Joana Hadjithomas et Khalil Joreige ne sont pas historiens. Ils ne décrivent pas seulement ce qui s’est produit. Ils travaillent ce qui vibre aujourd’hui autour et à cause de cette histoire. Cinéastes, les deux auteurs sont aussi plasticiens, ils ont le sens de la fabrication d’objets et de la mise en place de situations qui, différemment du cinéma, provoquent eux aussi des émotions, et de la pensée. Le film The Lebanese Rocket Society, L’Etrange Histoire de l’aventure spatiale libanaise est d’ailleurs l’élément « film » d’un diptyque dont l’élément plastique, The Lebanese Rocket Society, Hommage aux rêveurs, vient d’être exposé à Paris, Marseille et New York.

Entre leur travail de cinéastes et de plasticiens, pas de barrière : c’est en artistes qu’ils cherchent une réponse politique à la question dont reste porteuse l’aventure spatiale libanaise. Ils entreprennent donc de faire refabriquer aujourd’hui à l’identique une fusée Cedar IV, objet d’art, statue à la mémoire de ceux qui rêvèrent. Mais une fusée aujourd’hui à Beyrouth, personne ne la voit comme une fusée. Dans tous les regards, une fusée c’est un missile. Tous les regards ? Bravant les innombrables obstacles officiels, administratifs, militaires, policiers, logistiques, y compris les objections israéliennes à l’existence de quoique ce soit qui ressemble à un projectile chez ses voisins, les artistes entreprennent de faire traverser la capitale par la fusée, sur un camion découvert, sous les regards de la population.

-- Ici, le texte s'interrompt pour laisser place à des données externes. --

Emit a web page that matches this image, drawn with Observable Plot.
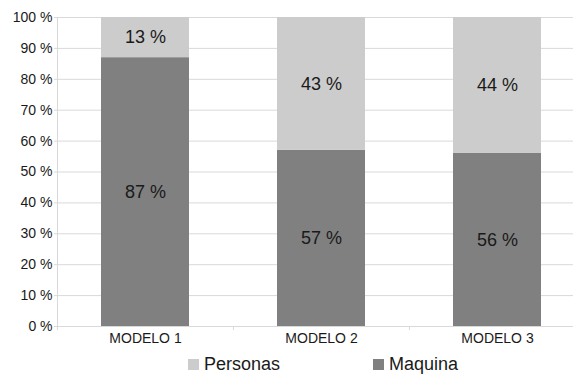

Cette opération, qui dans le champ artistique relève de la performance et de l’installation, est filmée, la séquence correspondante dans le film redéploie à nouveau tous les échos selon des directions nouvelles, contemporaines. Comique et dangereux, le cheminement de la fusée vers le campus de l’université Haigazian où elle sera finalement installée à demeure devient une retraversée onirique d’un immense espace temps (pas les galaxies lointaines, mais l’histoire du Moyen Orient au 20e siècle) sous les éclairages à la fois instables et acérés d’une actualité dangereuse elle aussi, mais qui n’a hélas rien de comique.